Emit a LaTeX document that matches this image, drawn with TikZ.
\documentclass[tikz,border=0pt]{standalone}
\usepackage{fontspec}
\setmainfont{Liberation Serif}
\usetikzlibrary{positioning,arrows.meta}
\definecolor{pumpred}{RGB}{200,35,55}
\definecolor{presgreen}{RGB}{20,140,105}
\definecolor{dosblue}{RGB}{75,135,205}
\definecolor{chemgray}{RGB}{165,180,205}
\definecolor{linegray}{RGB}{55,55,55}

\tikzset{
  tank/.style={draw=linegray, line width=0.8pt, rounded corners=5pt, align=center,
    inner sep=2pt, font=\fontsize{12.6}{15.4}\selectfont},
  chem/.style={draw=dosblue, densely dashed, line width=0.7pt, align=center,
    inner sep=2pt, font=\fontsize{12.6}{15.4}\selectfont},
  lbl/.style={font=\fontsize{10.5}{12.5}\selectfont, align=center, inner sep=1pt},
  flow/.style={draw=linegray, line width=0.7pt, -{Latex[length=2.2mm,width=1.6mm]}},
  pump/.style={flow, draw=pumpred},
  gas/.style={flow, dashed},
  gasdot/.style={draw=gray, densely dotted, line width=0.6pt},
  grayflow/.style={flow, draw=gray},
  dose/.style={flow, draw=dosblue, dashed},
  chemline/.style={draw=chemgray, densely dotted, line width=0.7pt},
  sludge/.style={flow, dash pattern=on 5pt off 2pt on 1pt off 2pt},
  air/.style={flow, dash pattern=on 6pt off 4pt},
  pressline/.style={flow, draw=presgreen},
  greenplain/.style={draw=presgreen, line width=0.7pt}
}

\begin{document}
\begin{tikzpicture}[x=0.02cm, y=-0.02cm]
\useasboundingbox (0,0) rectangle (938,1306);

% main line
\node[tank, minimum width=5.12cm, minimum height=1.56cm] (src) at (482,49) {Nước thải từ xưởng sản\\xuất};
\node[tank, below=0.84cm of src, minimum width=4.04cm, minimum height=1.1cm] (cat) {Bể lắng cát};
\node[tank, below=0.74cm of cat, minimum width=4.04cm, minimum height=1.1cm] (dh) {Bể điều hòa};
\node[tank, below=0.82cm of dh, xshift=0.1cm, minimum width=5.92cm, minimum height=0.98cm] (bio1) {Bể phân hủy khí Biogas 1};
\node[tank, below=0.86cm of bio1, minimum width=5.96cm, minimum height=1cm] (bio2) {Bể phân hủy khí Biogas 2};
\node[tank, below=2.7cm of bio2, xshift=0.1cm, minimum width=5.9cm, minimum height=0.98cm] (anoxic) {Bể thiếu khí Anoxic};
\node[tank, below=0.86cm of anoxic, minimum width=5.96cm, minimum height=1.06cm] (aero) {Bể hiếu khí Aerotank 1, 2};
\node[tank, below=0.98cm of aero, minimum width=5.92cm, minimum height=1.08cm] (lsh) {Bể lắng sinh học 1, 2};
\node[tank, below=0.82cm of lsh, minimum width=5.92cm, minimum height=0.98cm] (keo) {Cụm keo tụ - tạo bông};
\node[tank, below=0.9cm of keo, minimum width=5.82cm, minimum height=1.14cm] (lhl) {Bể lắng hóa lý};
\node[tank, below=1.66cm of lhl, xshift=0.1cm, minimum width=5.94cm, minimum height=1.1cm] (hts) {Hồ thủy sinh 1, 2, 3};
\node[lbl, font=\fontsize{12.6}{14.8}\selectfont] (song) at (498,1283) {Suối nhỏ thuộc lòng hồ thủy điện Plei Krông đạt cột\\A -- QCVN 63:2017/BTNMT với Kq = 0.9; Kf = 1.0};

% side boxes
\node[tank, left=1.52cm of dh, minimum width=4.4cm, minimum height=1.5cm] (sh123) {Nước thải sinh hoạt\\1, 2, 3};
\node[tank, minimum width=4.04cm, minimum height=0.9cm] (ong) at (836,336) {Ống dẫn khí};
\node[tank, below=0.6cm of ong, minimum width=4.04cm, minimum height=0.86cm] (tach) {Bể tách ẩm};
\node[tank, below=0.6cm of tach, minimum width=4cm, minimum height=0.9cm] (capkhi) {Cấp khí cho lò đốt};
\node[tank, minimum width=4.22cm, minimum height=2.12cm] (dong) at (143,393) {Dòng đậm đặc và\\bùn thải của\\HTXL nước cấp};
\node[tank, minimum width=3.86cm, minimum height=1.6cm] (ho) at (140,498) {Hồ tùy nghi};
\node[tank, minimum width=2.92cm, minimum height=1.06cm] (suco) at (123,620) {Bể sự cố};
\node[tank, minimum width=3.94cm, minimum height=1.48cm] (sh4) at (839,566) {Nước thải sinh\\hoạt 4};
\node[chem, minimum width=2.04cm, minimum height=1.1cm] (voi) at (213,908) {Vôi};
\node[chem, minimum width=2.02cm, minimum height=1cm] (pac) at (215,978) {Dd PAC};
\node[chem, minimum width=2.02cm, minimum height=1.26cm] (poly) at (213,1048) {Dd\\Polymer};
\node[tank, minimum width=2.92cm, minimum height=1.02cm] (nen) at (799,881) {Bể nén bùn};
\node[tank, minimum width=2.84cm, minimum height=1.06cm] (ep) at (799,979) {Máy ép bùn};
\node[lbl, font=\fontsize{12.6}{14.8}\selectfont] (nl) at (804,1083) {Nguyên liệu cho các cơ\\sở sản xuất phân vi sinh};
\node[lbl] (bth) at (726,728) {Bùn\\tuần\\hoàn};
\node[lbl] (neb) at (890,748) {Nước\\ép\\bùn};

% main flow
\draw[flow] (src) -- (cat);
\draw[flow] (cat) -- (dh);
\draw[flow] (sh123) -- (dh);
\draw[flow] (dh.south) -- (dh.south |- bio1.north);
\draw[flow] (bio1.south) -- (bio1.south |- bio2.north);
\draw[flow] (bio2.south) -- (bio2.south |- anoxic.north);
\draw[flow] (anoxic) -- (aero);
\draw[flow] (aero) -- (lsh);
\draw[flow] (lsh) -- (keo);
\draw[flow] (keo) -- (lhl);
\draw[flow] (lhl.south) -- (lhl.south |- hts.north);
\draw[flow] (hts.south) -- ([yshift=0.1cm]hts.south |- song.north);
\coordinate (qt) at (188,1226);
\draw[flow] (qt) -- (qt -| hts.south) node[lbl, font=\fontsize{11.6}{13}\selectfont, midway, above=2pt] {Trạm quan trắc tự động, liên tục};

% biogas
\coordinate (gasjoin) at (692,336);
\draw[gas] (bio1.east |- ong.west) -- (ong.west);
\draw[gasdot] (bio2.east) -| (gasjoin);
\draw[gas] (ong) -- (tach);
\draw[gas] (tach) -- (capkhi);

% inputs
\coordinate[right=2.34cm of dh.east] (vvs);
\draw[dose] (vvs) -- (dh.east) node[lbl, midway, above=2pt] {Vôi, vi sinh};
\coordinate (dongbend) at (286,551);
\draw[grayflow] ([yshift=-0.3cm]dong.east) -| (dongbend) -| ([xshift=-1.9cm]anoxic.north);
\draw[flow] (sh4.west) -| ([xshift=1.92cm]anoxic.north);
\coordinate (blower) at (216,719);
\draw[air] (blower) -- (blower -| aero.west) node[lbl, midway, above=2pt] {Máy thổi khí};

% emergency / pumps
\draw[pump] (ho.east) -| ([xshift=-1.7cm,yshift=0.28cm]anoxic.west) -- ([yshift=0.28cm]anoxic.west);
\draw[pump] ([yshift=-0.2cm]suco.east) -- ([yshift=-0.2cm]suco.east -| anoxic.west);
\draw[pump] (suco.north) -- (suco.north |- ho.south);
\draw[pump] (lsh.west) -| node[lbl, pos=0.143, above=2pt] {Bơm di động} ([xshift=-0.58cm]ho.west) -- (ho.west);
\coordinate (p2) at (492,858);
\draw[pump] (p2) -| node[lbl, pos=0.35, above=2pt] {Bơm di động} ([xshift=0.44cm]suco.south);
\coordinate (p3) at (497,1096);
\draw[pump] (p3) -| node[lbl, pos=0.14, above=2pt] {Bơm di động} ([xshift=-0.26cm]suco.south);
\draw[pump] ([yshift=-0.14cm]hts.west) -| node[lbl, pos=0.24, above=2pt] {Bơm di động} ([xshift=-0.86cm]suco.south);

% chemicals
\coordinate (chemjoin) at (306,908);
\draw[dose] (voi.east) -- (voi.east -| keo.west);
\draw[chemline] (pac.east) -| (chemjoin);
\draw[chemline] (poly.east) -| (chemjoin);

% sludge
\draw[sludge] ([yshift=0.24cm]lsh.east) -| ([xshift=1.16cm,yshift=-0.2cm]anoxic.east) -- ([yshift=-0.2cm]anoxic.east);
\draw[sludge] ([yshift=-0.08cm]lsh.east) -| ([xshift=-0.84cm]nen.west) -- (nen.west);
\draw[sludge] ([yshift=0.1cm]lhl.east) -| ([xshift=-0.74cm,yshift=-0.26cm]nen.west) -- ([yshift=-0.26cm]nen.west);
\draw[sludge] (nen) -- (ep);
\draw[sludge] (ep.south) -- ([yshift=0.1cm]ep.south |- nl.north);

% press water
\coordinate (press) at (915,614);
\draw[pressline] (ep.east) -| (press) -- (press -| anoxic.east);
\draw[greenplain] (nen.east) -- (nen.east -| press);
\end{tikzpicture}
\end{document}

------------------------------------------------

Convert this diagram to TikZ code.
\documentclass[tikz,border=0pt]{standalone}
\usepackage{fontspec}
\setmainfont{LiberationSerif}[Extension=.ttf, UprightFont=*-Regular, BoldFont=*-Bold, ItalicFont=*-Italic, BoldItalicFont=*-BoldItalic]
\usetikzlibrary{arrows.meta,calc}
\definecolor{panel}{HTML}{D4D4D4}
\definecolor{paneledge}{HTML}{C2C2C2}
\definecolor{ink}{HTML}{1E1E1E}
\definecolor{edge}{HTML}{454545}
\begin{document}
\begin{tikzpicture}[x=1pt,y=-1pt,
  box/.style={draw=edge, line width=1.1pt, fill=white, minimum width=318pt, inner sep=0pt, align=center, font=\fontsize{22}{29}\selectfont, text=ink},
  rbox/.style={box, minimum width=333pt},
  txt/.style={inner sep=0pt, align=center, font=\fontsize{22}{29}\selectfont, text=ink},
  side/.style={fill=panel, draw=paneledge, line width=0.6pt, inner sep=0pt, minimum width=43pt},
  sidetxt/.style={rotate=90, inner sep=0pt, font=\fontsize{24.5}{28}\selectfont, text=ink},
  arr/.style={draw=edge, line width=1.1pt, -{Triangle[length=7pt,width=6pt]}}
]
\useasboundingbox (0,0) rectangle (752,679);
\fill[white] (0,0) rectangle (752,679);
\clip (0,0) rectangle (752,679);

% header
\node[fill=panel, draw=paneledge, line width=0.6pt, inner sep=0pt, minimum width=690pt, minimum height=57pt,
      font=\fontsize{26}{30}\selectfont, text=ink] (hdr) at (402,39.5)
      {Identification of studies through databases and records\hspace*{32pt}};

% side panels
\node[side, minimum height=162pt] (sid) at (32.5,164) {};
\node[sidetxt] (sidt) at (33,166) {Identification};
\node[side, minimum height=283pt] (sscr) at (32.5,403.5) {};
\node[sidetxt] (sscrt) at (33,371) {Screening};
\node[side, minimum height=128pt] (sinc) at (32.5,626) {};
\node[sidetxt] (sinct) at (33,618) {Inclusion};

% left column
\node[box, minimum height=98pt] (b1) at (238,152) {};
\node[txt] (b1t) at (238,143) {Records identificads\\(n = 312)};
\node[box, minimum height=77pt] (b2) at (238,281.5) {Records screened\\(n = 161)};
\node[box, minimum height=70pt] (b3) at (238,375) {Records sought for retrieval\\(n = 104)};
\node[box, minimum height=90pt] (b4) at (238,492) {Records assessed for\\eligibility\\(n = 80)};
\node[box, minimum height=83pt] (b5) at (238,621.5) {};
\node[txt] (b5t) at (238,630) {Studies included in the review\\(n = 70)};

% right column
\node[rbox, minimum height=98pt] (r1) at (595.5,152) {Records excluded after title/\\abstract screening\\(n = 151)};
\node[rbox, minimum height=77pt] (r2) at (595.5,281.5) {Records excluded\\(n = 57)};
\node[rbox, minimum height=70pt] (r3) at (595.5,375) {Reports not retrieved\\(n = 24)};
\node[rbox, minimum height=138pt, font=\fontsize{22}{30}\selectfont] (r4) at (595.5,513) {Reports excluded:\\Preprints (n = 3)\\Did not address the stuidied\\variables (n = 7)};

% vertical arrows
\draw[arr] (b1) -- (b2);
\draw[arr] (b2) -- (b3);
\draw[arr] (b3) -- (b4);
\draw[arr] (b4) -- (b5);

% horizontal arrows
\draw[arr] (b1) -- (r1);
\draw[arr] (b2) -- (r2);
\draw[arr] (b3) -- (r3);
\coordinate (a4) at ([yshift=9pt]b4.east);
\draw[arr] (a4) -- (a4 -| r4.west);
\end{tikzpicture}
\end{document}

------------------------------------------------

**Your instructions**
From the entries above, copy every line containing the word "this".

**Result of the task**
Emit a LaTeX document that matches this image, drawn with TikZ.
Convert this diagram to TikZ code.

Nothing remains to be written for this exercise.